The following was originally published in The Parliament magazine as an open letter from the Government of Republika Srpska to the European Union.

Bosnia and Herzegovina (BiH) is widely misunderstood. Unfortunately, for many, the image of BiH is stuck in the early 1990s during tragic civil war. Whiles scars remain, in the almost two decades since the Dayton Peace Accords there has been no recurrence of ethnic violence or any prospect of recurrence.

Nevertheless, ethnicity does matter in Bosnia and Herzegovina, as it does in many other parts of Europe, and this factor cannot be ignored as BiH works, with EU partners, to adopt necessary reforms. The BiH Constitution, an annex of the Dayton Peace Accords, established a decentralized state divided into two highly autonomous “Entities”, The Republika Srpska (“RS”) and the Federation of Bosnia and Herzegovina (“the Federation”). BiH’s three main ethnic groups, Serbs, Croats and Bosniaks, agreed in the Dayton Peace Accords on a future where no one of the groups could dominate a post-conflict government or practice discrimination against any of the others. The BiH Constitution provides strong, structural protections against such discrimination and it is a fundamental requirement for the stability and progress of BiH.

In addition, minority rights are strongly protected. BiH has ratified all major international human, civil and political rights treaties and the Constitution gives such international law priority over any conflicting law throughout BiH. In BiH–EU discussions regarding the Sejdic-Finci decision, the RS has agreed to allow all candidates to stand for election for BiH offices without regard to ethnicity.

The BiH Constitution provides that almost all governance functions of BiH reside in the Entities. This allows each entity to pursue economic reform and improvement in ways that are politically acceptable to its people and protect its economic resources. The opportunity provided by its constitutional autonomy to take legal and regulatory measures to accelerate its economic growth, encourage domestic and foreign investment, and bring its laws and regulations into line with EU requirements has been already seized by the RS.

More active EU engagement in BiH would be welcome, helping to overcome resistance to the changes needed for EU accession. But any “reform by imposition” must be rejected. Obviously, this would directly violate the civil and political rights of BiH citizens as well as international law. Reform must be based upon decisions made by the people of BiH and their elected leadership, through constitutional processes, and not forced by the High Representative, the states meeting in the self-appointed Peace Implementation Council (“PIC”) or any other manifestation of the “International Community”.
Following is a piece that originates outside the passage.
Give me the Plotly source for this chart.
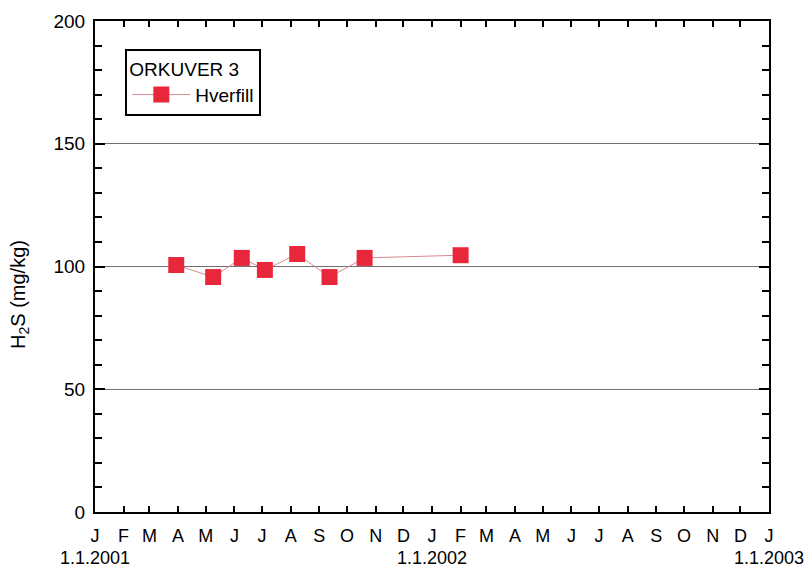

It is a sad fact that one of the reasons for the slow pace of governmental reform in BiH is the past action of various High Representatives, with support (and threats of sanctions) by the PIC. Without legal authority, High Representatives imposed new laws and institutions onto the structure established by the BiH Constitution. Many of these non-consensual changes transferred mandates from entity to central level and created new agencies and ministries at the central level. These have become bigger and more expensive each year. They refuse transparency or accountability. In general, delivery of services to the people of BiH and the related costs remain at entity and municipal levels. The central levels deliver only paper and questions and instructions to those who are actually serving the people in the entities and municipalities. Part of the reform needed in BiH is to reduce and remove unneeded bureaucracies and to strengthen the
governmental units that are providing real value to citizens.

Now is the time to carefully and realistically consider what concept for BiH is actually feasible. Both practically and legally, BiH is a decentralized country composed of the two entities. The EU must fully engage in BiH appreciating the realities and complexity of the internal relations of this country.